> [WRITTEN REQUEST]: Return the material word for word. Do not include the pictures.

> [RAW DATA]:
•••••

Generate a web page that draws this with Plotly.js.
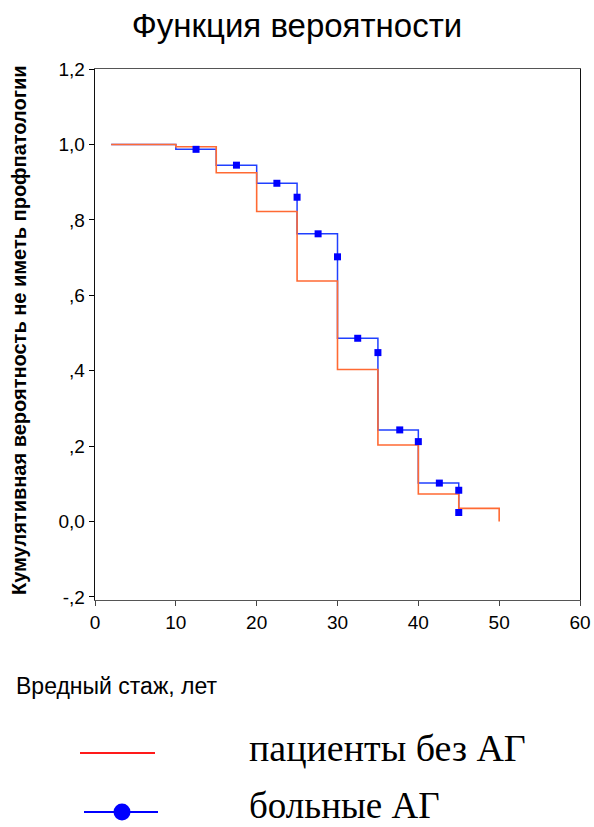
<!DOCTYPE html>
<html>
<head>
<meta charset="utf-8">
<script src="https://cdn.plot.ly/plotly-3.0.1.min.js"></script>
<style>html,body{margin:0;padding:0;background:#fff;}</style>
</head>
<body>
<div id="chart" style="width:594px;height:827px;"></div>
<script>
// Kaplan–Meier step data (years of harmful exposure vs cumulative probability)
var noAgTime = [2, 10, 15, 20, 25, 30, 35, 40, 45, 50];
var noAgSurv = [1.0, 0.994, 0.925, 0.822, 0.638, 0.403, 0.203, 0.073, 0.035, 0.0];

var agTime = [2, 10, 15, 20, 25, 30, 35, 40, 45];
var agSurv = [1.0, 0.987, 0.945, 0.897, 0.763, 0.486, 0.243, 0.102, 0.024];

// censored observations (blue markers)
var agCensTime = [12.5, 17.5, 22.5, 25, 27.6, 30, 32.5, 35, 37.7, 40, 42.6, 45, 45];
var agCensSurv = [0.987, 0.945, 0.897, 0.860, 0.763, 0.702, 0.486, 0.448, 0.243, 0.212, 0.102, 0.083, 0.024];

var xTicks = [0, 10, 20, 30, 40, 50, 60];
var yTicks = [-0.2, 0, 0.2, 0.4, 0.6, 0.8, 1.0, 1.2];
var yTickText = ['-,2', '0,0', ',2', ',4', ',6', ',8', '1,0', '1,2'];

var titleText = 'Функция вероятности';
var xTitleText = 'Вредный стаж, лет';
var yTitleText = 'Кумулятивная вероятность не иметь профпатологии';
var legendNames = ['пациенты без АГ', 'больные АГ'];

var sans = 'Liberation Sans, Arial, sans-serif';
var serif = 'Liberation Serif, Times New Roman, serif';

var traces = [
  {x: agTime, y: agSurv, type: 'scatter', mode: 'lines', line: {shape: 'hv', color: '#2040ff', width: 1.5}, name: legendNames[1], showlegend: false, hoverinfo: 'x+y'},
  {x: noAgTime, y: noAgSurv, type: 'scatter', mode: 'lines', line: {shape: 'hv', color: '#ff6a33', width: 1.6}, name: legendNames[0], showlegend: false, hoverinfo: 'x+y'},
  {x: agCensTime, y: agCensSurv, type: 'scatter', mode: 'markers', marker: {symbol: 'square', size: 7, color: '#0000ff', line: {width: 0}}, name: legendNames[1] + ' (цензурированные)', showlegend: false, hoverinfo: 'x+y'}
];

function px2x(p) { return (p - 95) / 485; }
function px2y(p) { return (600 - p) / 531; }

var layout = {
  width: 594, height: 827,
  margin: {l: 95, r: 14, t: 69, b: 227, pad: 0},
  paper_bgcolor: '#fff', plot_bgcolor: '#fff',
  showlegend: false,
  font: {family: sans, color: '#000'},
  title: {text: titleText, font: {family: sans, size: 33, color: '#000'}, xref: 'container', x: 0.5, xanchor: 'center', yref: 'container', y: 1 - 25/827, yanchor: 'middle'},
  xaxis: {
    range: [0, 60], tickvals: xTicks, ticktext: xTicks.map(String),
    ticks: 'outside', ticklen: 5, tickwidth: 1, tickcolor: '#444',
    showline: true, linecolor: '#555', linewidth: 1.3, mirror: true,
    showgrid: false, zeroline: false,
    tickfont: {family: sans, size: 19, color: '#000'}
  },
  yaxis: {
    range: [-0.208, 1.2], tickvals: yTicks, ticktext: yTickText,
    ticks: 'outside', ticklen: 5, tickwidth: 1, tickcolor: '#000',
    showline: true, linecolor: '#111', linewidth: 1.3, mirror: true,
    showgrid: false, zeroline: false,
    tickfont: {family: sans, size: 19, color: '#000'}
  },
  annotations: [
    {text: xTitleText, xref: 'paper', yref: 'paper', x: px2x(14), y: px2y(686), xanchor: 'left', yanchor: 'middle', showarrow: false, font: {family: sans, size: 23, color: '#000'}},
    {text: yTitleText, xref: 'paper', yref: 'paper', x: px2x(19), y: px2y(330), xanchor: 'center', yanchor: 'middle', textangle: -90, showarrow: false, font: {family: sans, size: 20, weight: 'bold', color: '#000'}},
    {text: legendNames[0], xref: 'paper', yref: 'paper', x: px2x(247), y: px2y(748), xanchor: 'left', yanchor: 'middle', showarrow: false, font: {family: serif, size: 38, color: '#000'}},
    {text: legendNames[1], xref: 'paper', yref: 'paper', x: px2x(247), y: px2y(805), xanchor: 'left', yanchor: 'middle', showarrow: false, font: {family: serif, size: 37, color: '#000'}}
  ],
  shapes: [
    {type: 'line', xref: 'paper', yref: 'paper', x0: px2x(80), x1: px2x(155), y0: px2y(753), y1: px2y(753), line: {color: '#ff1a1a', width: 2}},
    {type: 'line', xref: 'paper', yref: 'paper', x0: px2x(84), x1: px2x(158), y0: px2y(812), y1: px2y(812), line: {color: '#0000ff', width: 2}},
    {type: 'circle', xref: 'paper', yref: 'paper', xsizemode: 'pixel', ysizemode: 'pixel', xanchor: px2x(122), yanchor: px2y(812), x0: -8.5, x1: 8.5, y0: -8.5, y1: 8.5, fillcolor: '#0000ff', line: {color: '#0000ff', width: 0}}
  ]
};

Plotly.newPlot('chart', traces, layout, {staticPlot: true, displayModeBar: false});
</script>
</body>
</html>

•••••

> [WRITTEN REPLY]:
Generate a web page that draws this with Plotly.js.
<!DOCTYPE html>
<html>
<head>
<meta charset="utf-8">
<script src="https://cdn.plot.ly/plotly-3.0.1.min.js"></script>
<style>html,body{margin:0;padding:0;background:#fff;}</style>
</head>
<body>
<div id="chart" style="width:594px;height:827px;"></div>
<script>
// Kaplan–Meier step data (years of harmful exposure vs cumulative probability)
var noAgTime = [2, 10, 15, 20, 25, 30, 35, 40, 45, 50];
var noAgSurv = [1.0, 0.994, 0.925, 0.822, 0.638, 0.403, 0.203, 0.073, 0.035, 0.0];

var agTime = [2, 10, 15, 20, 25, 30, 35, 40, 45];
var agSurv = [1.0, 0.987, 0.945, 0.897, 0.763, 0.486, 0.243, 0.102, 0.024];

// censored observations (blue markers)
var agCensTime = [12.5, 17.5, 22.5, 25, 27.6, 30, 32.5, 35, 37.7, 40, 42.6, 45, 45];
var agCensSurv = [0.987, 0.945, 0.897, 0.860, 0.763, 0.702, 0.486, 0.448, 0.243, 0.212, 0.102, 0.083, 0.024];

var xTicks = [0, 10, 20, 30, 40, 50, 60];
var yTicks = [-0.2, 0, 0.2, 0.4, 0.6, 0.8, 1.0, 1.2];
var yTickText = ['-,2', '0,0', ',2', ',4', ',6', ',8', '1,0', '1,2'];

var titleText = 'Функция вероятности';
var xTitleText = 'Вредный стаж, лет';
var yTitleText = 'Кумулятивная вероятность не иметь профпатологии';
var legendNames = ['пациенты без АГ', 'больные АГ'];

var sans = 'Liberation Sans, Arial, sans-serif';
var serif = 'Liberation Serif, Times New Roman, serif';

var traces = [
  {x: agTime, y: agSurv, type: 'scatter', mode: 'lines', line: {shape: 'hv', color: '#2040ff', width: 1.5}, name: legendNames[1], showlegend: false, hoverinfo: 'x+y'},
  {x: noAgTime, y: noAgSurv, type: 'scatter', mode: 'lines', line: {shape: 'hv', color: '#ff6a33', width: 1.6}, name: legendNames[0], showlegend: false, hoverinfo: 'x+y'},
  {x: agCensTime, y: agCensSurv, type: 'scatter', mode: 'markers', marker: {symbol: 'square', size: 7, color: '#0000ff', line: {width: 0}}, name: legendNames[1] + ' (цензурированные)', showlegend: false, hoverinfo: 'x+y'}
];

function px2x(p) { return (p - 95) / 485; }
function px2y(p) { return (600 - p) / 531; }

var layout = {
  width: 594, height: 827,
  margin: {l: 95, r: 14, t: 69, b: 227, pad: 0},
  paper_bgcolor: '#fff', plot_bgcolor: '#fff',
  showlegend: false,
  font: {family: sans, color: '#000'},
  title: {text: titleText, font: {family: sans, size: 33, color: '#000'}, xref: 'container', x: 0.5, xanchor: 'center', yref: 'container', y: 1 - 25/827, yanchor: 'middle'},
  xaxis: {
    range: [0, 60], tickvals: xTicks, ticktext: xTicks.map(String),
    ticks: 'outside', ticklen: 5, tickwidth: 1, tickcolor: '#444',
    showline: true, linecolor: '#555', linewidth: 1.3, mirror: true,
    showgrid: false, zeroline: false,
    tickfont: {family: sans, size: 19, color: '#000'}
  },
  yaxis: {
    range: [-0.208, 1.2], tickvals: yTicks, ticktext: yTickText,
    ticks: 'outside', ticklen: 5, tickwidth: 1, tickcolor: '#000',
    showline: true, linecolor: '#111', linewidth: 1.3, mirror: true,
    showgrid: false, zeroline: false,
    tickfont: {family: sans, size: 19, color: '#000'}
  },
  annotations: [
    {text: xTitleText, xref: 'paper', yref: 'paper', x: px2x(14), y: px2y(686), xanchor: 'left', yanchor: 'middle', showarrow: false, font: {family: sans, size: 23, color: '#000'}},
    {text: yTitleText, xref: 'paper', yref: 'paper', x: px2x(19), y: px2y(330), xanchor: 'center', yanchor: 'middle', textangle: -90, showarrow: false, font: {family: sans, size: 20, weight: 'bold', color: '#000'}},
    {text: legendNames[0], xref: 'paper', yref: 'paper', x: px2x(247), y: px2y(748), xanchor: 'left', yanchor: 'middle', showarrow: false, font: {family: serif, size: 38, color: '#000'}},
    {text: legendNames[1], xref: 'paper', yref: 'paper', x: px2x(247), y: px2y(805), xanchor: 'left', yanchor: 'middle', showarrow: false, font: {family: serif, size: 37, color: '#000'}}
  ],
  shapes: [
    {type: 'line', xref: 'paper', yref: 'paper', x0: px2x(80), x1: px2x(155), y0: px2y(753), y1: px2y(753), line: {color: '#ff1a1a', width: 2}},
    {type: 'line', xref: 'paper', yref: 'paper', x0: px2x(84), x1: px2x(158), y0: px2y(812), y1: px2y(812), line: {color: '#0000ff', width: 2}},
    {type: 'circle', xref: 'paper', yref: 'paper', xsizemode: 'pixel', ysizemode: 'pixel', xanchor: px2x(122), yanchor: px2y(812), x0: -8.5, x1: 8.5, y0: -8.5, y1: 8.5, fillcolor: '#0000ff', line: {color: '#0000ff', width: 0}}
  ]
};

Plotly.newPlot('chart', traces, layout, {staticPlot: true, displayModeBar: false});
</script>
</body>
</html>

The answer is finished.